At long last summer is upon us, and Netflix has taken the opportunity to smother us with their #content. As the networks wind down their regular scripted series and dial up the reality-show insanity, streaming services and cable channels swoop into deliver that sweet, sweet content straight to our eye sockets. There are plenty of treats to look forward to this summer, starting with the delicious (literally — it made me hungry) second season of Master of None, which lands this Friday. Then, get ready for the long-awaited return of Twin Peaks at the end of the month. Beyond May, there are lots of new series on the horizon, including two juicy new dramas from TNT, a pot comedy starring Kathy Bates, a fascinating three-part documentary on the history of making records in the U.S., and a series about working standup comics in 1970s L.A. Happy watching!
MAY
5/12: Master of None (Netflix)
TV’s friendliest show returns this month for its second season, nearly a year and a half after the first. It’s worth the wait: Season 2 doubles down on everything that makes the show great. The second season has a definite narrative arc, one that feels more confident than the plotline of the first, and yet it maintains the show’s loose, dreamy vibe. It’s a playful series, which works perfectly for Netflix — every episode is a little adventure, not necessarily picking up where the last one left off. (And yes, Aziz Ansari’s parents are back and better than ever.)

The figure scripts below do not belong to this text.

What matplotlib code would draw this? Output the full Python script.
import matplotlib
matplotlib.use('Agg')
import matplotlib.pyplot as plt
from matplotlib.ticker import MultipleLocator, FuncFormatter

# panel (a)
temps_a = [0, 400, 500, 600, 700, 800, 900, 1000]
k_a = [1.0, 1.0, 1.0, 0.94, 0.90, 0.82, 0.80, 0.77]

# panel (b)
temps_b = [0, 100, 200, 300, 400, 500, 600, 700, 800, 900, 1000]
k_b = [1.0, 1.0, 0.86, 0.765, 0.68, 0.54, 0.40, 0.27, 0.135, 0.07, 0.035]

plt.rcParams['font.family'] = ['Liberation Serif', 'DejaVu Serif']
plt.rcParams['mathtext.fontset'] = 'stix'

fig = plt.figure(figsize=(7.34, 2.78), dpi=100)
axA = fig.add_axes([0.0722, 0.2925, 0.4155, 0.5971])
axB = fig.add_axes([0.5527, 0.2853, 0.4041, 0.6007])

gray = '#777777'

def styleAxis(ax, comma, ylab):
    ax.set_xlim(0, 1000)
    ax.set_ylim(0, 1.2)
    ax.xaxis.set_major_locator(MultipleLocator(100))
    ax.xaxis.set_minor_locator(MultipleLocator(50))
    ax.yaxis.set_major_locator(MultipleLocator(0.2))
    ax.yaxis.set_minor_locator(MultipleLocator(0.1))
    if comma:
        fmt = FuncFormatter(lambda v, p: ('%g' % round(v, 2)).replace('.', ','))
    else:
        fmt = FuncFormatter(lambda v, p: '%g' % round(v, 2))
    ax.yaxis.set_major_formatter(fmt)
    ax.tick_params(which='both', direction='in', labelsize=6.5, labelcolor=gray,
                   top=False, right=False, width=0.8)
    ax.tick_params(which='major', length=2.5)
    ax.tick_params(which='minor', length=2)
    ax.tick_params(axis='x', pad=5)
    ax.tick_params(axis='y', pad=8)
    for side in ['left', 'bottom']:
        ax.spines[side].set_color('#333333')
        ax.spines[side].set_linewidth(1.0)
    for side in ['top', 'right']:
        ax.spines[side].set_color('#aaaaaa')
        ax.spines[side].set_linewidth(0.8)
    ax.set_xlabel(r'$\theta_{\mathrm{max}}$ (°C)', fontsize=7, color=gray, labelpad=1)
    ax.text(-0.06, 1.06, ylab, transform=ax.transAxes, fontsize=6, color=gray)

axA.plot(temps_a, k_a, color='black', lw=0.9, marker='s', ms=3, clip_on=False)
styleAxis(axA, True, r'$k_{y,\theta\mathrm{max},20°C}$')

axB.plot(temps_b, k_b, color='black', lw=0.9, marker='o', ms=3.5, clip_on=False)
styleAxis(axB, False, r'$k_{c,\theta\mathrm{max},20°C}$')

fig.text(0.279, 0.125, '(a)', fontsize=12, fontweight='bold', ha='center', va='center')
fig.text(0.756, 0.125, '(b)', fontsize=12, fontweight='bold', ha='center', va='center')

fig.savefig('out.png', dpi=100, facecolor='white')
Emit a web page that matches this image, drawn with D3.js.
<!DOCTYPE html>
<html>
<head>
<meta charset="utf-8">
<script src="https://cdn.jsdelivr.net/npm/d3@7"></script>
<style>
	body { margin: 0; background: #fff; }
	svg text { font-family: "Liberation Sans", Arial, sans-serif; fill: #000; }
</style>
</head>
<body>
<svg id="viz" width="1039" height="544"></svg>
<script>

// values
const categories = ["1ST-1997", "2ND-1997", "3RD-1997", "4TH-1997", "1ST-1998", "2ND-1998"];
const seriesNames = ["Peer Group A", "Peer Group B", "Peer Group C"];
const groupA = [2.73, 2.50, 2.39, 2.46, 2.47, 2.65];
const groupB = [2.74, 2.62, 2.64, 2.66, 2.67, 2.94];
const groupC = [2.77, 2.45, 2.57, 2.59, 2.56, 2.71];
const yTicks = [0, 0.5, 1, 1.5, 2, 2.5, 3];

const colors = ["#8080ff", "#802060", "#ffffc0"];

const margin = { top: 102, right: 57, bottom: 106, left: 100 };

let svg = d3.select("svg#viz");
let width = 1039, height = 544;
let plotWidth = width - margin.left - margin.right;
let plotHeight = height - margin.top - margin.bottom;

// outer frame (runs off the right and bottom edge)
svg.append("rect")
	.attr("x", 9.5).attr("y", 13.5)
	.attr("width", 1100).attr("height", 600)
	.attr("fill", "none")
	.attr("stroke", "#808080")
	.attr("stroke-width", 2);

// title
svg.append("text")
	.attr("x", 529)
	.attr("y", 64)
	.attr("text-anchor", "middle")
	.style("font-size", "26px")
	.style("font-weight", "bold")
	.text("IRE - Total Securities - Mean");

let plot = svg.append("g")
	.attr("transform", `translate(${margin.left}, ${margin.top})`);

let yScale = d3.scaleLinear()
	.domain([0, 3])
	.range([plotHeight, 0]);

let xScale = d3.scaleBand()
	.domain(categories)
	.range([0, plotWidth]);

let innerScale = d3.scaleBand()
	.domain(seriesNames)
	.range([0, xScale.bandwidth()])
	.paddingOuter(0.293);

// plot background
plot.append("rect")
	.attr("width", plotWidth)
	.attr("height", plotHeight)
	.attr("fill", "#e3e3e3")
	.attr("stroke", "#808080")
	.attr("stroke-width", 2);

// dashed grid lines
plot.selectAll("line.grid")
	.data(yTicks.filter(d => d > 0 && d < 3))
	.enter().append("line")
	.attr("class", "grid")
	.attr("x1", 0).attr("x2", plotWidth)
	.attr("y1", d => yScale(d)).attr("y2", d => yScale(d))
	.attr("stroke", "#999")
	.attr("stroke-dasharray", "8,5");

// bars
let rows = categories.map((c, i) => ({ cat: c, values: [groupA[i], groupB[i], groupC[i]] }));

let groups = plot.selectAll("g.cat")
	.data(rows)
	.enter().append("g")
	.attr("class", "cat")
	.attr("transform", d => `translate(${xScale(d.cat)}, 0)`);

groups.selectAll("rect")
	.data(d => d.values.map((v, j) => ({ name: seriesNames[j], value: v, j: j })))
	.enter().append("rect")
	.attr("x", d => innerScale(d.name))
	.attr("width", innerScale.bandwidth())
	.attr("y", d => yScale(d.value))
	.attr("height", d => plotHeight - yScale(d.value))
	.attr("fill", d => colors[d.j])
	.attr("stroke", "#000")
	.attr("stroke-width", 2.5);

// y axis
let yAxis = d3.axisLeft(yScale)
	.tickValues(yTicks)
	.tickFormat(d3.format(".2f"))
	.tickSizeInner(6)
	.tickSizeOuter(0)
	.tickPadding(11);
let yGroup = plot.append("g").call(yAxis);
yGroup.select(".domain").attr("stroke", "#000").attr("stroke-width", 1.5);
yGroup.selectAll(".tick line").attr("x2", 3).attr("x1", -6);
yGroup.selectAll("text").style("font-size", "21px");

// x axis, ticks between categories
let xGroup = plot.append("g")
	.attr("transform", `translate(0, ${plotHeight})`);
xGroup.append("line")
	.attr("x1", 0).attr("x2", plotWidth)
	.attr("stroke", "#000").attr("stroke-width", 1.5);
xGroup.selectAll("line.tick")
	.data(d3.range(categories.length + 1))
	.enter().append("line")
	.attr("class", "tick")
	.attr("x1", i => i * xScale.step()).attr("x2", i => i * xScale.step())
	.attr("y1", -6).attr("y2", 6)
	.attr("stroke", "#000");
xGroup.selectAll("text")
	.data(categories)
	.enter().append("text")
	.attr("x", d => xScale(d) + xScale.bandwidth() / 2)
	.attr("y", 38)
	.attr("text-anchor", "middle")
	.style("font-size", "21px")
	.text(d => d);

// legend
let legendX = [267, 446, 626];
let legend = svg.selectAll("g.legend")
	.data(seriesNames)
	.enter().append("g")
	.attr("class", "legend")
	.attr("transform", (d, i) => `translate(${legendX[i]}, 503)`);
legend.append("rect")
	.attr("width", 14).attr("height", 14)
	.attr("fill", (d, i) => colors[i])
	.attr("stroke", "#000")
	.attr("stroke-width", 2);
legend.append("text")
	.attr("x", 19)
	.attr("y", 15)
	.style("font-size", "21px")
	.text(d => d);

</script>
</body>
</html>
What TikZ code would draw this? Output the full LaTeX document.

5/12: I Love Dick (Amazon)
In retrospect, the success of Transparent was kind of a miracle. Even so, I don’t expect Jill Soloway’s latest creation — a TV adaptation of the 1997 Chris Kraus book I Love Dick — to get the same kind of mainstream love. The series centers on Chris (an amazing Kathryn Hahn), a woman on the edge of 40 who accompanies her husband to an art institute in Marfa, Texas where he’s received a fellowship. There, she becomes obsessed with her husband’s advisor, Dick (Kevin Bacon, who else), who sparks Chris’s sexual and creative awakening. I Love Dick is bold, unapologetically female-gazing television.
5/16: American Epic (PBS)
Robert Redford narrates this three-part documentary on the “‘Big Bang’ of modern popular music.” American Epic explores the rise of recorded music in the 1920s, as radio forced the record companies to branch out of the big city and venture into the Appalachians, Mississippi Delta, the Texas-Mexico border, and many other places where for the first time, non-professionals were able to record their sound. The vast majority of those recordings have not survived, but through film footage, photographs, and interviews, American Epic aims to reclaim this lost history. The doc caps off with a feature-length film called The American Epic Sessions in which Jack White and T Bone Burnett, inevitably, reassemble the recording system from the ’20s and tape performances by 20 contemporary artists, including Alabama Shakes, Raphael Saadiq, Elton John, Beck, and Willie Nelson and Merle Haggard.
5/19: Unbreakable Kimmy Schmidt (Netflix)
Created by Tina Fey and Robert Carlock, Unbreakable Kimmy Schmidt has the same volume of jokes as their previous sitcom, 30 Rock, but with more heart. (I mean, when you center your comedy around a woman who spent 15 years being held against her will in a bunker, it should probably have more heart than 30 Rock.) In the new season, Kimmy (Ellie Kemper) continues to adjust to life as an adult, enrolling in college and dealing with the newfound presence of her captor (Jon Hamm) in her life. But the real headline here — aside from guest appearances by Laura Dern, Daveed Diggs, Rachel Dratch, Ray Liotta, Andrea Martin, and Maya Rudolph — is the Lemonade homage prompted by Titus (Tituss Burgess) and his boyfriend, Mikey (Mike Carlsen).
5/21: Twin Peaks (Showtime)
In characteristically Lynchian fashion, critics will not be receiving advanced screeners of the Twin Peaks revival; as David Lynch, the co-creator of the original series, with Mark Frost, put it to Entertainment Weekly, “People want to know right up until they know, and then they don’t care.” Tell me about it. So we’re all in the dark here together, which feels appropriate for this cult classic about the mysterious death of a pretty blonde teenage girl and a picturesque Pacific Northwest logging town that’s home to many dark secrets. Most of the original cast is returning, along with an insanely long list of guest stars, and Lynch and Frost have written all 18 new episodes, which Lynch will direct.